Stadhuisplein, Leiden
1941-42
in de hal vóór de Burgerzaal:
a. windroos
b. bloemranken
2 liggende en 2 staande vrouwenfiguren met de letters N, Z, O, W
marmer uit de Pyreneeën (fond) / Carrarisch marmer (figuren), 180 cm (diameter geheel),
ca. 30/35 cm (figuren)
Tegen de linkerwand van de hal vóór de Burgerzaal van het Leidse stadhuis is een marmeren windroos van Hildo Krop geplaatst. De vier hoofdwindrichtingen zijn gesymboliseerd door vrouwenfiguren, waarbij het noorden de Poolster in de hand draagt. De lampjes staan in verbinding met een windvaan op de stadhuistoren en geven de actuele windrichting aan. De windroos is een geschenk van A. de Koster, directeur van meelfabriek De Sleutels te Leiden.

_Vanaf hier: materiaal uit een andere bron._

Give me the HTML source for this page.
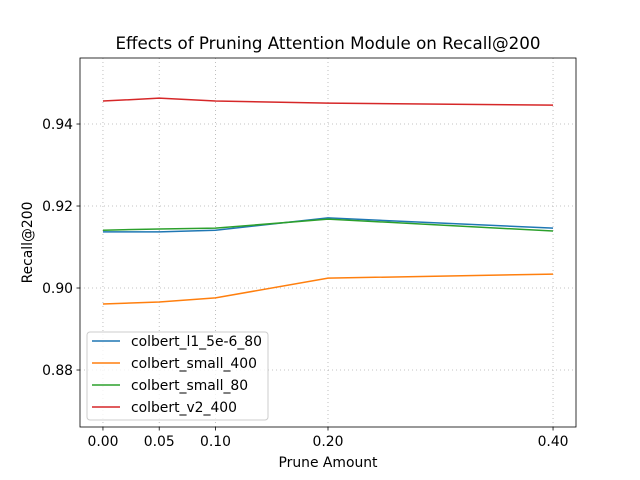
<!DOCTYPE html>
<html><head><meta charset="utf-8"><style>
body{margin:0;background:#fff;}
svg{display:block;font-family:"DejaVu Sans","Liberation Sans",sans-serif;}
</style></head><body>
<svg id="chart" width="640" height="480"></svg>
<script>
const xValues=[0.00,0.05,0.10,0.20,0.40];
const xTickLabels=["0.00","0.05","0.10","0.20","0.40"];
const yTicks=[0.88,0.90,0.92,0.94];
const yTickLabels=["0.88","0.90","0.92","0.94"];
const seriesNames=["colbert_l1_5e-6_80","colbert_small_400","colbert_small_80","colbert_v2_400"];
const seriesColors=["#1f77b4","#ff7f0e","#2ca02c","#d62728"];
const sL1=[0.9137,0.9137,0.9141,0.9171,0.9146];
const sSmall400=[0.8961,0.8966,0.8976,0.9024,0.9034];
const sSmall80=[0.9141,0.9144,0.9146,0.9168,0.9139];
const sV2=[0.9456,0.9463,0.9456,0.9451,0.9446];
const series=[sL1,sSmall400,sSmall80,sV2];

const L=80,R=576,T=58,B=427;
const xmin=-0.0204,xmax=0.4204,ymin=0.8661,ymax=0.9561;
const X=v=>L+(v-xmin)/(xmax-xmin)*(R-L);
const Y=v=>B-(v-ymin)/(ymax-ymin)*(B-T);
const svg=document.getElementById('chart');
const NS='http://www.w3.org/2000/svg';
function mk(tag,attrs,parent){const e=document.createElementNS(NS,tag);for(const k in attrs)e.setAttribute(k,attrs[k]);(parent||svg).appendChild(e);return e;}

xValues.forEach((v,i)=>{
 const g=mk('line',{x1:X(v),x2:X(v),y1:T,y2:B,stroke:'#b0b0b0','stroke-width':0.8,'stroke-dasharray':'1,3'});
 
 
 const t=mk('line',{x1:X(v),x2:X(v),y1:B,y2:B+3.5,stroke:'#000','stroke-width':0.8});
 
 
 const lb=mk('text',{x:X(v),y:B+19,'text-anchor':'middle','font-size':13.9});
 lb.textContent=xTickLabels[i];
 
 
});
yTicks.forEach((v,i)=>{
 const g=mk('line',{x1:L,x2:R,y1:Y(v),y2:Y(v),stroke:'#b0b0b0','stroke-width':0.8,'stroke-dasharray':'1,3'});
 
 
 const t=mk('line',{x1:L-3.5,x2:L,y1:Y(v),y2:Y(v),stroke:'#000','stroke-width':0.8});
 
 
 const lb=mk('text',{x:L-7,y:Y(v)+5,'text-anchor':'end','font-size':13.9});
 lb.textContent=yTickLabels[i];
 
 
});
series.forEach((s,i)=>{
 const p=mk('polyline',{points:s.map((v,j)=>X(xValues[j])+','+Y(v)).join(' '),fill:'none',stroke:seriesColors[i],'stroke-width':1.5});
 
 
});
const fr=mk('rect',{x:L,y:T,width:R-L,height:B-T,fill:'none',stroke:'#000','stroke-width':0.8});


const ti=mk('text',{x:(L+R)/2,y:T-9,'text-anchor':'middle','font-size':16.7});
ti.textContent='Effects of Pruning Attention Module on Recall@200';


const xt=mk('text',{x:(L+R)/2,y:467,'text-anchor':'middle','font-size':13.9});
xt.textContent='Prune Amount';


const yt=mk('text',{x:0,y:0,'text-anchor':'middle','font-size':13.9,transform:'translate(32,'+((T+B)/2)+') rotate(-90)'});
yt.textContent='Recall@200';


const lg=mk('g',{});


mk('rect',{x:87,y:332,width:181,height:88,rx:3,fill:'#fff','fill-opacity':0.8,stroke:'#ccc','stroke-width':1},lg);
seriesNames.forEach((n,i)=>{
 const yy=341+i*22;
 const e=mk('g',{},lg);
 
 
 mk('line',{x1:92,x2:120,y1:yy,y2:yy,stroke:seriesColors[i],'stroke-width':1.5},e);
 const t=mk('text',{x:131,y:yy+5,'font-size':13.9},e);
 t.textContent=n;
});
</script>
</body></html>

De gipsen modellen bevinden zich in de collectie van het Hildo Krop Museum.
b. bloemranken
smeedijzer
In het plafond van deze hal zijn de glazen cassetten van het tongewelf voorzien van smeedijzeren bloemranken, ontworpen door Hildo Krop.
Het Hildo Krop Museum bezit een houten reliëf, afkomstig uit het atelier van Krop, met dit ontwerp. Dit houten blokje is gebruikt als stempel, waarschijnlijk om het repeterende effect te kunnen beoordelen.
(Zie ook in dit verband de schaal ‘De Blanken / Krop’, waar dezelfde bloemranken terug te vinden zijn).
Aan het exterieur van het Leidse stadhuis is ook werk van Krop te vinden, met name aan de hoofdentree aan het Stadhuisplein (B 101).
bron: het Stadhuis van Leiden, Jan Dröge, 2001
Stadhuisplein, Leiden
1936-39
a. ingangsomlijsting, op pilasters:
1. ‘Gezag’
2. ‘Vrijheid’
b. aan pilasters:
1. het beleg van Leiden van 1574:
2. De universiteit
3. land- en tuinbouw
4. handel en nijverheid
c. boven de ingang: 2 leeuwen met wapens van Leiden en Nederland
Franse kalksteen op plint van graniet, 530 cm (zonder plint)
architect: C.J. Blaauw
In de nacht van maandag 11 op dinsdag 12 februari 1929 ging het stadhuis van Leiden in vlammen op. Een geblakerde ruïne bestaande uit de restanten van muren met daartussen deels verbrande balken bleef over. Van de toren, waarvan de spits ongeveer een uur na het uitbreken van de brand was ingestort, stond alleen de vierkante romp nog overeind.
In juli 1934 kreeg de architect C.J. Blaauw de opdracht het stadhuis te herbouwen. Veel Nederlandse kunstenaars hebben een aandeel geleverd bij de bouw van dit nieuwe stadhuis. Naast Hildo Krop, o.a. de beeldhouwers Johan Polet, Frits van Hall en Mari Andriessen.
De hoofdentree aan het Stadhuisplein bevindt zicht op de kop van het bouwdeel dat aanvankelijk bekend stond als de Administratie(ve) vleugel. Aan weerszijden van de entree bevinden zich zware pilasters met bekroningen van Hildo Krop. De linker laat een mannenfiguur zien als symbool van het Gezag en de rechter een vrouwenfiguur als personificatie van de Vrijheid. Ook de rest van de versiering van dit entree is van de hand van Krop: de linkerkant van de linker pilaster herinnert aan het Leidse beleg: onder het beeldje van burgemeester Pieter Adriaensz van der Werf zien we krijgstuig zoals trommels, geschut, helm met pistolen, voetboog en schanskorven. Rechts is de Leidse Universiteit gesymboliseerd met de voorstellingen van de vijf oorspronkelijke faculteiten: Wijsbegeerte, Wiskunde, Medicijnen, Rechten en Theologie. Deze staan onder de figuur van de bekende medicus en hoogleraar Hermanus Boerhaave. De rechter pilaster heeft links voorstellingen ontleend aan de Land- en Tuinbouw met bovenaan een boerenvrouw en daaronder land- en tuinbouwproducten zoals fruit, mais en granen. Aan de rechterzijde zien we Handel en Nijverheid: een fabrieksarbeider met daaronder dynamo, drukpers, ploeg, weefgetouw en de staf van Mercurius. De ingang zelf wordt afgedekt met het Leidse stadswapen en het Rijkswapen geflankeerd door twee leeuwen.
Voor het interieur van het stadhuis maakte Krop o.a. ook een marmeren windroos (B 115).